PAC-Bayesian Learning of Aggregated Binary Activated Neural Networks with Probabilities over Representations
This work addresses the challenge of training neural networks with non-differentiable activation functions, offering a method that is incremental but improves tractability and scalability for specific architectures.
The paper tackles the problem of learning aggregated binary activated neural networks by using a probability distribution over parameters, showing that exact computation of the expected output is tractable for deep but narrow networks via dynamic programming, leading to a bound minimization algorithm with a stochastic variant for wide architectures.
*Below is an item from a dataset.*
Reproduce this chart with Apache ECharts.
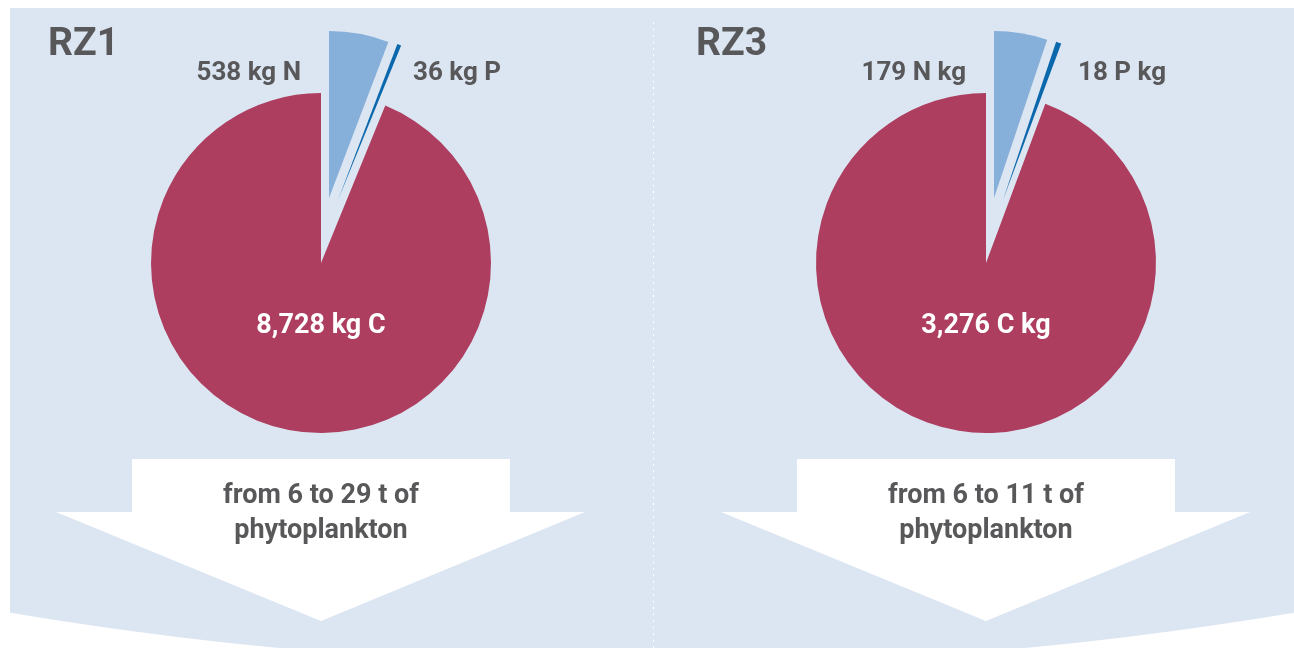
<!DOCTYPE html>
<html>
<head>
<meta charset="utf-8">
<script src="https://cdn.jsdelivr.net/npm/echarts@6/dist/echarts.min.js"></script>
<style>
  html, body { margin: 0; padding: 0; background: #fff; }
  #chart { width: 1294px; height: 648px; }
</style>
</head>
<body>
<div id="chart"></div>
<script>
  // data
  var panels = ['RZ1', 'RZ3']
  var nutrients = ['N', 'P', 'C']
  var rz1Values = [538, 36, 8728]
  var rz3Values = [179, 18, 3276]
  var arrowLines = [
    ['from 6 to 29 t of', 'phytoplankton'],
    ['from 6 to 11 t of', 'phytoplankton']
  ]

  var sliceColors = ['#86afda', '#0b68ad', '#ad3e5f']
  var panelBg = '#dce6f2'
  var textColor = '#58585a'
  var font = 'Roboto, "DejaVu Sans", sans-serif'

  var pieCenters = [321, 986]
  var pieY = 263
  // exploded slices (N, P) are moved up and right
  var sliceShift = [[8, -65], [17, -63], [0, 0]]
  var sliceRadius = [167, 167, 170]

  function fmt (v) {
    return v.toLocaleString('en-US')
  }
  function labelRZ1 (v, el) { return fmt(v) + ' kg ' + el }
  function labelRZ3 (v, el) { return fmt(v) + ' ' + el + ' kg' }

  function sliceSeries (values, cx, idx) {
    return {
      type: 'pie',
      silent: true,
      animation: false,
      center: [cx + sliceShift[idx][0], pieY + sliceShift[idx][1]],
      radius: sliceRadius[idx],
      startAngle: 90,
      clockwise: true,
      label: { show: false },
      labelLine: { show: false },
      emphasis: { disabled: true },
      data: values.map(function (v, i) {
        return {
          name: nutrients[i],
          value: v,
          itemStyle: {
            color: i === idx ? sliceColors[i] : 'rgba(0,0,0,0)',
            borderWidth: 0
          }
        }
      })
    }
  }

  var series = []
  var graphics = [
    // panel with curved bottom
    { type: 'circle', z: -10, silent: true, shape: { cx: 652, cy: -3222, r: 3888 }, style: { fill: panelBg } },
    { type: 'rect', z: -9, silent: true, shape: { x: 0, y: 0, width: 1294, height: 8 }, style: { fill: '#fff' } },
    { type: 'rect', z: -9, silent: true, shape: { x: 0, y: 0, width: 10, height: 648 }, style: { fill: '#fff' } },
    // dotted divider
    { type: 'line', z: -8, silent: true, shape: { x1: 653.5, y1: 22, x2: 653.5, y2: 648 }, style: { stroke: '#fff', lineWidth: 1, lineDash: [2, 4.5] } }
  ]

  var allValues = [rz1Values, rz3Values]
  var labelFns = [labelRZ1, labelRZ3]
  var titleX = [48, 696]

  panels.forEach(function (name, p) {
    var cx = pieCenters[p]
    var values = allValues[p]
    var labelFn = labelFns[p]
    series.push(sliceSeries(values, cx, 2))
    series.push(sliceSeries(values, cx, 0))
    series.push(sliceSeries(values, cx, 1))

    graphics.push({
      type: 'text', z: 20, silent: true, left: titleX[p], top: 26,
      style: { text: name, font: 'bold 39px ' + font, fill: textColor }
    })
    graphics.push({
      type: 'text', z: 20, silent: true, x: cx - 20, y: 73,
      style: { text: labelFn(values[0], nutrients[0]), font: 'bold 26px ' + font, fill: textColor, align: 'right', verticalAlign: 'middle' }
    })
    graphics.push({
      type: 'text', z: 20, silent: true, x: cx + 92, y: 73,
      style: { text: labelFn(values[1], nutrients[1]), font: 'bold 26px ' + font, fill: textColor, align: 'left', verticalAlign: 'middle' }
    })
    graphics.push({
      type: 'text', z: 20, silent: true, x: cx, y: 326,
      style: { text: labelFn(values[2], nutrients[2]), font: 'bold 27px ' + font, fill: '#fff', align: 'center', verticalAlign: 'middle' }
    })

    // white arrow
    graphics.push({
      type: 'polygon', z: -5, silent: true,
      shape: {
        points: [
          [cx - 189, 459], [cx + 189, 459], [cx + 189, 512], [cx + 264, 512],
          [cx, 621], [cx - 265, 512], [cx - 189, 512]
        ]
      },
      style: { fill: '#fff' }
    })
    graphics.push({
      type: 'text', z: 20, silent: true, x: cx, y: 496,
      style: { text: arrowLines[p][0], font: 'bold 27px ' + font, fill: textColor, align: 'center', verticalAlign: 'middle' }
    })
    graphics.push({
      type: 'text', z: 20, silent: true, x: cx, y: 531,
      style: { text: arrowLines[p][1], font: 'bold 27px ' + font, fill: textColor, align: 'center', verticalAlign: 'middle' }
    })
  })

  var myChart = echarts.init(document.getElementById('chart'))
  myChart.setOption({
    backgroundColor: '#fff',
    animation: false,
    graphic: { elements: graphics },
    series: series
  })
  window.addEventListener('resize', function () {
    myChart.resize()
  })
</script>
</body>
</html>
Considering a probability distribution over parameters is known as an efficient strategy to learn a neural network with non-differentiable activation functions. We study the expectation of a probabilistic neural network as a predictor by itself, focusing on the aggregation of binary activated neural networks with normal distributions over real-valued weights. Our work leverages a recent analysis derived from the PAC-Bayesian framework that derives tight generalization bounds and learning procedures for the expected output value of such an aggregation, which is given by an analytical expression. While the combinatorial nature of the latter has been circumvented by approximations in previous works, we show that the exact computation remains tractable for deep but narrow neural networks, thanks to a dynamic programming approach. This leads us to a peculiar bound minimization learning algorithm for binary activated neural networks, where the forward pass propagates probabilities over representations instead of activation values. A stochastic counterpart that scales to wide architectures is proposed.